_Aim_: Transcribe the listing verbatim. Do not carry over any pictures.

_Source data_:
======

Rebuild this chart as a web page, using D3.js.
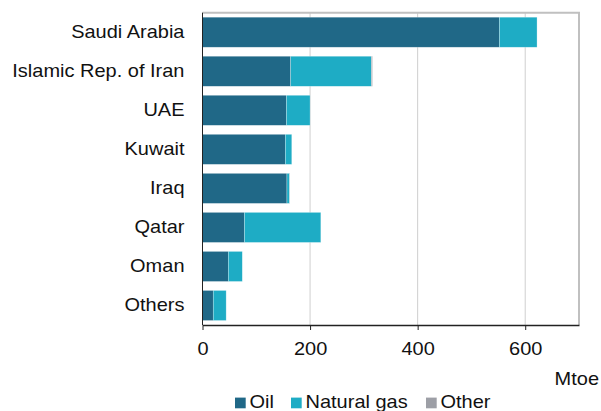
<!DOCTYPE html>
<html><head><meta charset="utf-8">
<script src="https://cdn.jsdelivr.net/npm/d3@7"></script>
<style>body{margin:0;background:#fff;} svg{display:block;font-family:"Liberation Sans",Arial,sans-serif;}</style>
</head><body>
<svg id="c" width="601" height="411"></svg>
<script>
const categories = ["Saudi Arabia","Islamic Rep. of Iran","UAE","Kuwait","Iraq","Qatar","Oman","Others"];
const oil = [552, 164, 156, 154, 157, 78, 48, 20];
const gas = [70, 150, 44, 12, 5, 142, 26, 24];
const other = [0, 2, 0, 0, 0.5, 0, 0, 0];
const seriesNames = ["Oil","Natural gas","Other"];
const colors = ["#206887","#1eacc5","#9d9fa6"];
const xTicks = [0,200,400,600];

const FS = 17.7, SX = 1.13;
const svg = d3.select("#c");
const x = d3.scaleLinear().domain([0,700]).range([202.5,579]);
const y = d3.scaleBand().domain(categories).range([12.7,325]).paddingInner(0.23).paddingOuter(0.115);

// gridlines
svg.append("g").selectAll("line").data(xTicks.slice(1)).join("line")
  .attr("x1",d=>x(d)).attr("x2",d=>x(d)).attr("y1",12.7).attr("y2",325)
  .attr("stroke","#cfcfcf").attr("stroke-width",1);

// frame top/right
svg.append("path").attr("d",`M${x(0)},12.7H579V325`).attr("fill","none").attr("stroke","#c0c0c0").attr("stroke-width",2);

const table = categories.map((c,i)=>({cat:c, vals:[oil[i],gas[i],other[i]]}));
const stack = d3.stack().keys([0,1,2]).value((d,k)=>d.vals[k]);
const stacked = stack(table);

svg.append("g").selectAll("g").data(stacked).join("g")
  .attr("fill",(d,i)=>colors[i])
  .selectAll("rect").data(d=>d).join("rect")
  .attr("x",d=>x(d[0])).attr("width",d=>Math.max(0,x(d[1])-x(d[0])))
  .attr("y",d=>y(d.data.cat)).attr("height",y.bandwidth())
  .attr("stroke","rgba(255,255,255,0.45)").attr("stroke-width",0.6);

// x axis
const xa = svg.append("g").attr("transform","translate(0,325)")
  .call(d3.axisBottom(x).tickValues(xTicks).tickSize(5).tickSizeOuter(0));
xa.select(".domain").attr("stroke","#222").attr("stroke-width",1.5);
xa.selectAll(".tick line").attr("stroke","#222");
xa.selectAll("text").attr("font-size",FS).attr("fill","#111").attr("font-family","Liberation Sans, Arial, sans-serif")
  .attr("y",30).attr("dy",null).attr("transform",`scale(${SX},1)`);

// y axis line
svg.append("line").attr("x1",x(0)).attr("x2",x(0)).attr("y1",12.7).attr("y2",325).attr("stroke","#222").attr("stroke-width",1);

// category labels
svg.append("g").selectAll("text").data(categories).join("text")
  .attr("transform",d=>`translate(184.5,${y(d)+y.bandwidth()/2+6}) scale(${SX},1)`)
  .attr("text-anchor","end").attr("font-size",FS).attr("fill","#111").text(d=>d);

// unit
svg.append("text").attr("transform",`translate(599,385) scale(${SX},1)`).attr("text-anchor","end").attr("font-size",FS).attr("fill","#111").text("Mtoe");

// legend
const legX = [235, 291, 426];
const lg = svg.append("g").selectAll("g").data(seriesNames).join("g")
  .attr("transform",(d,i)=>`translate(${legX[i]},397.6)`);
lg.append("rect").attr("width",10.7).attr("height",10.7).attr("fill",(d,i)=>colors[i]);
lg.append("text").attr("transform",`translate(14.5,10.7) scale(${SX},1)`).attr("font-size",FS).attr("fill","#111").text(d=>d);
</script>
</body></html>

======

_In response_:
Rebuild this chart as a web page, using D3.js.
<!DOCTYPE html>
<html><head><meta charset="utf-8">
<script src="https://cdn.jsdelivr.net/npm/d3@7"></script>
<style>body{margin:0;background:#fff;} svg{display:block;font-family:"Liberation Sans",Arial,sans-serif;}</style>
</head><body>
<svg id="c" width="601" height="411"></svg>
<script>
const categories = ["Saudi Arabia","Islamic Rep. of Iran","UAE","Kuwait","Iraq","Qatar","Oman","Others"];
const oil = [552, 164, 156, 154, 157, 78, 48, 20];
const gas = [70, 150, 44, 12, 5, 142, 26, 24];
const other = [0, 2, 0, 0, 0.5, 0, 0, 0];
const seriesNames = ["Oil","Natural gas","Other"];
const colors = ["#206887","#1eacc5","#9d9fa6"];
const xTicks = [0,200,400,600];

const FS = 17.7, SX = 1.13;
const svg = d3.select("#c");
const x = d3.scaleLinear().domain([0,700]).range([202.5,579]);
const y = d3.scaleBand().domain(categories).range([12.7,325]).paddingInner(0.23).paddingOuter(0.115);

// gridlines
svg.append("g").selectAll("line").data(xTicks.slice(1)).join("line")
  .attr("x1",d=>x(d)).attr("x2",d=>x(d)).attr("y1",12.7).attr("y2",325)
  .attr("stroke","#cfcfcf").attr("stroke-width",1);

// frame top/right
svg.append("path").attr("d",`M${x(0)},12.7H579V325`).attr("fill","none").attr("stroke","#c0c0c0").attr("stroke-width",2);

const table = categories.map((c,i)=>({cat:c, vals:[oil[i],gas[i],other[i]]}));
const stack = d3.stack().keys([0,1,2]).value((d,k)=>d.vals[k]);
const stacked = stack(table);

svg.append("g").selectAll("g").data(stacked).join("g")
  .attr("fill",(d,i)=>colors[i])
  .selectAll("rect").data(d=>d).join("rect")
  .attr("x",d=>x(d[0])).attr("width",d=>Math.max(0,x(d[1])-x(d[0])))
  .attr("y",d=>y(d.data.cat)).attr("height",y.bandwidth())
  .attr("stroke","rgba(255,255,255,0.45)").attr("stroke-width",0.6);

// x axis
const xa = svg.append("g").attr("transform","translate(0,325)")
  .call(d3.axisBottom(x).tickValues(xTicks).tickSize(5).tickSizeOuter(0));
xa.select(".domain").attr("stroke","#222").attr("stroke-width",1.5);
xa.selectAll(".tick line").attr("stroke","#222");
xa.selectAll("text").attr("font-size",FS).attr("fill","#111").attr("font-family","Liberation Sans, Arial, sans-serif")
  .attr("y",30).attr("dy",null).attr("transform",`scale(${SX},1)`);

// y axis line
svg.append("line").attr("x1",x(0)).attr("x2",x(0)).attr("y1",12.7).attr("y2",325).attr("stroke","#222").attr("stroke-width",1);

// category labels
svg.append("g").selectAll("text").data(categories).join("text")
  .attr("transform",d=>`translate(184.5,${y(d)+y.bandwidth()/2+6}) scale(${SX},1)`)
  .attr("text-anchor","end").attr("font-size",FS).attr("fill","#111").text(d=>d);

// unit
svg.append("text").attr("transform",`translate(599,385) scale(${SX},1)`).attr("text-anchor","end").attr("font-size",FS).attr("fill","#111").text("Mtoe");

// legend
const legX = [235, 291, 426];
const lg = svg.append("g").selectAll("g").data(seriesNames).join("g")
  .attr("transform",(d,i)=>`translate(${legX[i]},397.6)`);
lg.append("rect").attr("width",10.7).attr("height",10.7).attr("fill",(d,i)=>colors[i]);
lg.append("text").attr("transform",`translate(14.5,10.7) scale(${SX},1)`).attr("font-size",FS).attr("fill","#111").text(d=>d);
</script>
</body></html>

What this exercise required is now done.